___ Data segment
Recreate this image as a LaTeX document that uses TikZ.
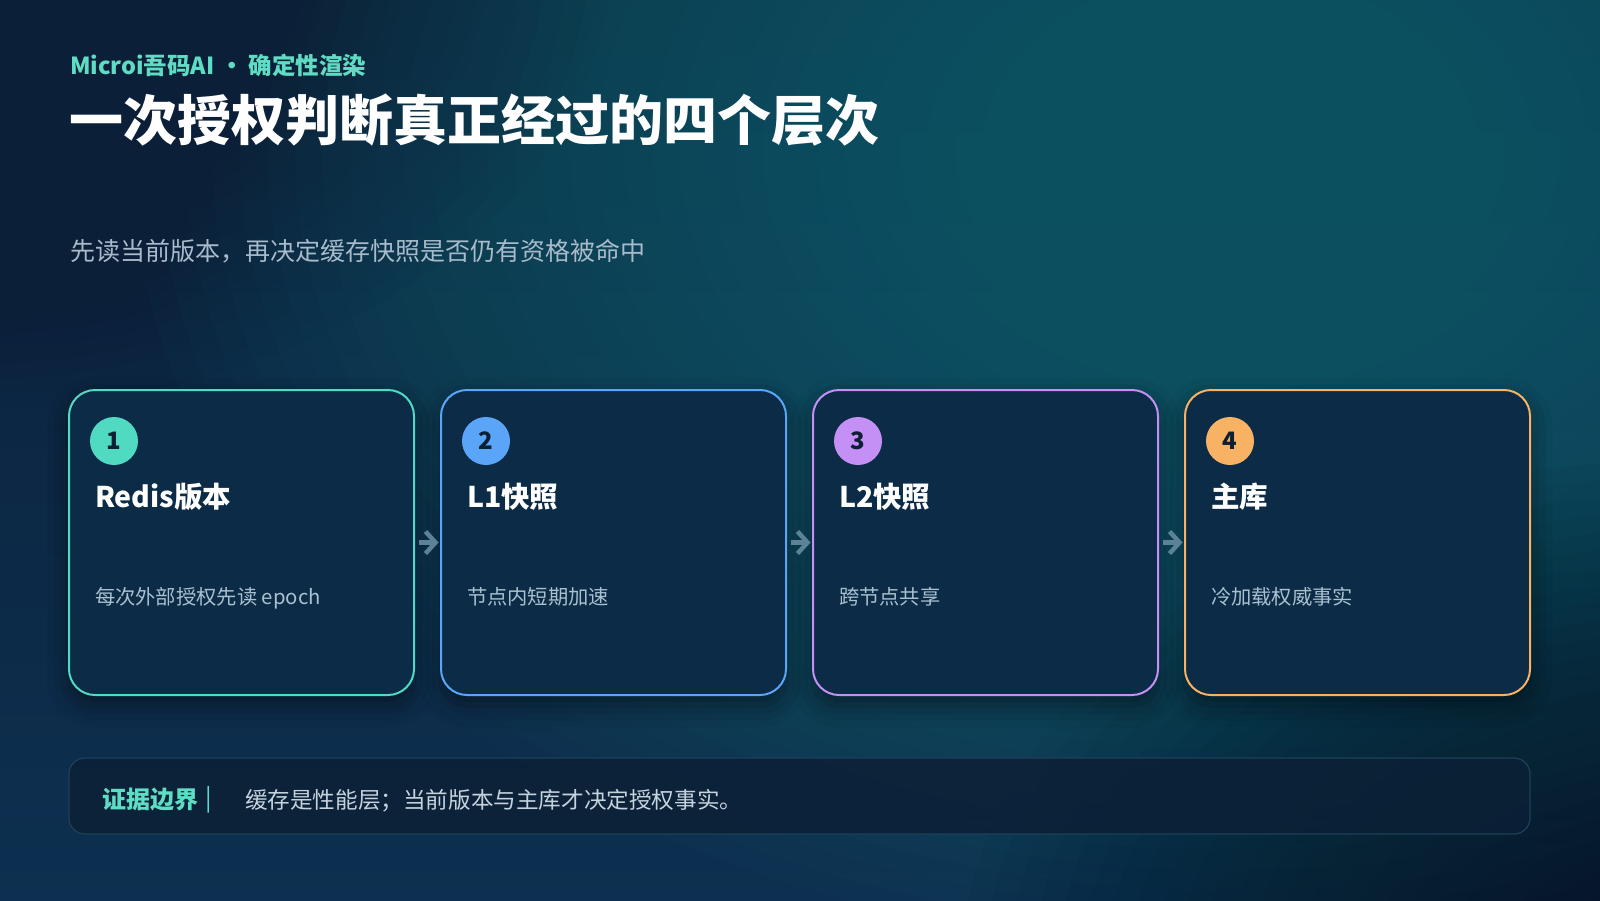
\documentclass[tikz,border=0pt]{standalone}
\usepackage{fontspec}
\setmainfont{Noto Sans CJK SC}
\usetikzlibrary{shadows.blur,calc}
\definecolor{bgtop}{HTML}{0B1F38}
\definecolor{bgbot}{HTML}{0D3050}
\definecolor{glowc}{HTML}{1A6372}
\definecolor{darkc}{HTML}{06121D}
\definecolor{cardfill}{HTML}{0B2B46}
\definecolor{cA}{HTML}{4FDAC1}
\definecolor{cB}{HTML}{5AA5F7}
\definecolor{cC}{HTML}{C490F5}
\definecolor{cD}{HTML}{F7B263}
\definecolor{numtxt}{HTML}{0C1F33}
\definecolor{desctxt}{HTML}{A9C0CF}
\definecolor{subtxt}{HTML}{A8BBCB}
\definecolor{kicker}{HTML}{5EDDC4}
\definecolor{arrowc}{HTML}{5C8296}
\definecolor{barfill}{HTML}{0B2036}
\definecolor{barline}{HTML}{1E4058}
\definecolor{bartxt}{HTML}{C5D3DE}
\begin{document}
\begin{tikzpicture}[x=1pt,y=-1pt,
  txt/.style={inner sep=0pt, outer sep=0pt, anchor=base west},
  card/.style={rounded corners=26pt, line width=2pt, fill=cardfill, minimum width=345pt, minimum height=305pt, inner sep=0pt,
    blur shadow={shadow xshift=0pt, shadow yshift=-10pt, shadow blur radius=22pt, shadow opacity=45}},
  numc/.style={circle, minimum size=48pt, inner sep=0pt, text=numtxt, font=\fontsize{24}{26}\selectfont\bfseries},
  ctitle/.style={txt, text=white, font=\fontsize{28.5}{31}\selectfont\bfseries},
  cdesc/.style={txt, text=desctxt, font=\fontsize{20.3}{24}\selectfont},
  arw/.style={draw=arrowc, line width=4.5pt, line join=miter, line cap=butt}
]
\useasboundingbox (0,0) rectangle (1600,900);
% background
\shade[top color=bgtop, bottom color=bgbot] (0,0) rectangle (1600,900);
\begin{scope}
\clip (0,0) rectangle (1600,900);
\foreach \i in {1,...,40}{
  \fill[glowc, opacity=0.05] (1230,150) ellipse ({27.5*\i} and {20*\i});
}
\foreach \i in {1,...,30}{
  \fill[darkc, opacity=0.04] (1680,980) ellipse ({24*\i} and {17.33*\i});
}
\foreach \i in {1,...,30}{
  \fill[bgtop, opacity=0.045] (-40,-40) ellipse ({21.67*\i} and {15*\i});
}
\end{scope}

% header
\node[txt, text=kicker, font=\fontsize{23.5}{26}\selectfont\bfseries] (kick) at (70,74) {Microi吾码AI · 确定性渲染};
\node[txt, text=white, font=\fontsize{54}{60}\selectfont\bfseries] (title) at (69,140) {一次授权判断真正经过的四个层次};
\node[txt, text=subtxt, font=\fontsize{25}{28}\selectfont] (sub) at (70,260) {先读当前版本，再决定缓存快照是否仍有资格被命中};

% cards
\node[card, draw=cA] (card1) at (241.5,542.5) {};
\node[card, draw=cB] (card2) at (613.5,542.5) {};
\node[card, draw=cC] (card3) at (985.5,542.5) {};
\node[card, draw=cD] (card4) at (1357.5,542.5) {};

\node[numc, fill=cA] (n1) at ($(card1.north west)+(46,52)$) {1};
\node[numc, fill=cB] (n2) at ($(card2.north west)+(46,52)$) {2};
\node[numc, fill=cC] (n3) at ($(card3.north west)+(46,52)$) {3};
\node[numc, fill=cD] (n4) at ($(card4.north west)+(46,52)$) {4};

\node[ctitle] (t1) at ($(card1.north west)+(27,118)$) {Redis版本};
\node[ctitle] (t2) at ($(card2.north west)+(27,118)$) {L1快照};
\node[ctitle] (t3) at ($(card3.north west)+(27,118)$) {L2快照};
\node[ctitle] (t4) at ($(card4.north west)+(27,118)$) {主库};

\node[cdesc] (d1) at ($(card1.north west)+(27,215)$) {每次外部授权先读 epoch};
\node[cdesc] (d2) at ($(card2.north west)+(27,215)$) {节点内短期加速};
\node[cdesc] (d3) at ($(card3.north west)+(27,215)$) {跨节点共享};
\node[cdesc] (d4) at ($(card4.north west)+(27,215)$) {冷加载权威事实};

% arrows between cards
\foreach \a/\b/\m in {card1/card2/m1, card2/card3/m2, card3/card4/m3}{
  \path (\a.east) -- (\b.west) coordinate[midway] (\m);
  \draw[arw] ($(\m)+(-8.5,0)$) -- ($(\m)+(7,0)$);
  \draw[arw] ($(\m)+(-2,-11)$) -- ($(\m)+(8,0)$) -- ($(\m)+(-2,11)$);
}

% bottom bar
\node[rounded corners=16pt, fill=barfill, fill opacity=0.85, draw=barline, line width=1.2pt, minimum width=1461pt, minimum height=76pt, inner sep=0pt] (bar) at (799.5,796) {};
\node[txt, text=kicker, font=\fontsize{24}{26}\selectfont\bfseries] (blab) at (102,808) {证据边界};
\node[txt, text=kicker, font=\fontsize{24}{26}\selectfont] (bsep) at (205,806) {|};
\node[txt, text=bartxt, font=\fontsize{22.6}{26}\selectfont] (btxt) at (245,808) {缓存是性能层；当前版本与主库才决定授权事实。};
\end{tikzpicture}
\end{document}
______
Exercise instructions. Set down the material exactly, every line of it, except for the pictures.

The response.
Recreate this image as a LaTeX document that uses TikZ.
\documentclass[tikz,border=0pt]{standalone}
\usepackage{fontspec}
\setmainfont{Noto Sans CJK SC}
\usetikzlibrary{shadows.blur,calc}
\definecolor{bgtop}{HTML}{0B1F38}
\definecolor{bgbot}{HTML}{0D3050}
\definecolor{glowc}{HTML}{1A6372}
\definecolor{darkc}{HTML}{06121D}
\definecolor{cardfill}{HTML}{0B2B46}
\definecolor{cA}{HTML}{4FDAC1}
\definecolor{cB}{HTML}{5AA5F7}
\definecolor{cC}{HTML}{C490F5}
\definecolor{cD}{HTML}{F7B263}
\definecolor{numtxt}{HTML}{0C1F33}
\definecolor{desctxt}{HTML}{A9C0CF}
\definecolor{subtxt}{HTML}{A8BBCB}
\definecolor{kicker}{HTML}{5EDDC4}
\definecolor{arrowc}{HTML}{5C8296}
\definecolor{barfill}{HTML}{0B2036}
\definecolor{barline}{HTML}{1E4058}
\definecolor{bartxt}{HTML}{C5D3DE}
\begin{document}
\begin{tikzpicture}[x=1pt,y=-1pt,
  txt/.style={inner sep=0pt, outer sep=0pt, anchor=base west},
  card/.style={rounded corners=26pt, line width=2pt, fill=cardfill, minimum width=345pt, minimum height=305pt, inner sep=0pt,
    blur shadow={shadow xshift=0pt, shadow yshift=-10pt, shadow blur radius=22pt, shadow opacity=45}},
  numc/.style={circle, minimum size=48pt, inner sep=0pt, text=numtxt, font=\fontsize{24}{26}\selectfont\bfseries},
  ctitle/.style={txt, text=white, font=\fontsize{28.5}{31}\selectfont\bfseries},
  cdesc/.style={txt, text=desctxt, font=\fontsize{20.3}{24}\selectfont},
  arw/.style={draw=arrowc, line width=4.5pt, line join=miter, line cap=butt}
]
\useasboundingbox (0,0) rectangle (1600,900);
% background
\shade[top color=bgtop, bottom color=bgbot] (0,0) rectangle (1600,900);
\begin{scope}
\clip (0,0) rectangle (1600,900);
\foreach \i in {1,...,40}{
  \fill[glowc, opacity=0.05] (1230,150) ellipse ({27.5*\i} and {20*\i});
}
\foreach \i in {1,...,30}{
  \fill[darkc, opacity=0.04] (1680,980) ellipse ({24*\i} and {17.33*\i});
}
\foreach \i in {1,...,30}{
  \fill[bgtop, opacity=0.045] (-40,-40) ellipse ({21.67*\i} and {15*\i});
}
\end{scope}

% header
\node[txt, text=kicker, font=\fontsize{23.5}{26}\selectfont\bfseries] (kick) at (70,74) {Microi吾码AI · 确定性渲染};
\node[txt, text=white, font=\fontsize{54}{60}\selectfont\bfseries] (title) at (69,140) {一次授权判断真正经过的四个层次};
\node[txt, text=subtxt, font=\fontsize{25}{28}\selectfont] (sub) at (70,260) {先读当前版本，再决定缓存快照是否仍有资格被命中};

% cards
\node[card, draw=cA] (card1) at (241.5,542.5) {};
\node[card, draw=cB] (card2) at (613.5,542.5) {};
\node[card, draw=cC] (card3) at (985.5,542.5) {};
\node[card, draw=cD] (card4) at (1357.5,542.5) {};

\node[numc, fill=cA] (n1) at ($(card1.north west)+(46,52)$) {1};
\node[numc, fill=cB] (n2) at ($(card2.north west)+(46,52)$) {2};
\node[numc, fill=cC] (n3) at ($(card3.north west)+(46,52)$) {3};
\node[numc, fill=cD] (n4) at ($(card4.north west)+(46,52)$) {4};

\node[ctitle] (t1) at ($(card1.north west)+(27,118)$) {Redis版本};
\node[ctitle] (t2) at ($(card2.north west)+(27,118)$) {L1快照};
\node[ctitle] (t3) at ($(card3.north west)+(27,118)$) {L2快照};
\node[ctitle] (t4) at ($(card4.north west)+(27,118)$) {主库};

\node[cdesc] (d1) at ($(card1.north west)+(27,215)$) {每次外部授权先读 epoch};
\node[cdesc] (d2) at ($(card2.north west)+(27,215)$) {节点内短期加速};
\node[cdesc] (d3) at ($(card3.north west)+(27,215)$) {跨节点共享};
\node[cdesc] (d4) at ($(card4.north west)+(27,215)$) {冷加载权威事实};

% arrows between cards
\foreach \a/\b/\m in {card1/card2/m1, card2/card3/m2, card3/card4/m3}{
  \path (\a.east) -- (\b.west) coordinate[midway] (\m);
  \draw[arw] ($(\m)+(-8.5,0)$) -- ($(\m)+(7,0)$);
  \draw[arw] ($(\m)+(-2,-11)$) -- ($(\m)+(8,0)$) -- ($(\m)+(-2,11)$);
}

% bottom bar
\node[rounded corners=16pt, fill=barfill, fill opacity=0.85, draw=barline, line width=1.2pt, minimum width=1461pt, minimum height=76pt, inner sep=0pt] (bar) at (799.5,796) {};
\node[txt, text=kicker, font=\fontsize{24}{26}\selectfont\bfseries] (blab) at (102,808) {证据边界};
\node[txt, text=kicker, font=\fontsize{24}{26}\selectfont] (bsep) at (205,806) {|};
\node[txt, text=bartxt, font=\fontsize{22.6}{26}\selectfont] (btxt) at (245,808) {缓存是性能层；当前版本与主库才决定授权事实。};
\end{tikzpicture}
\end{document}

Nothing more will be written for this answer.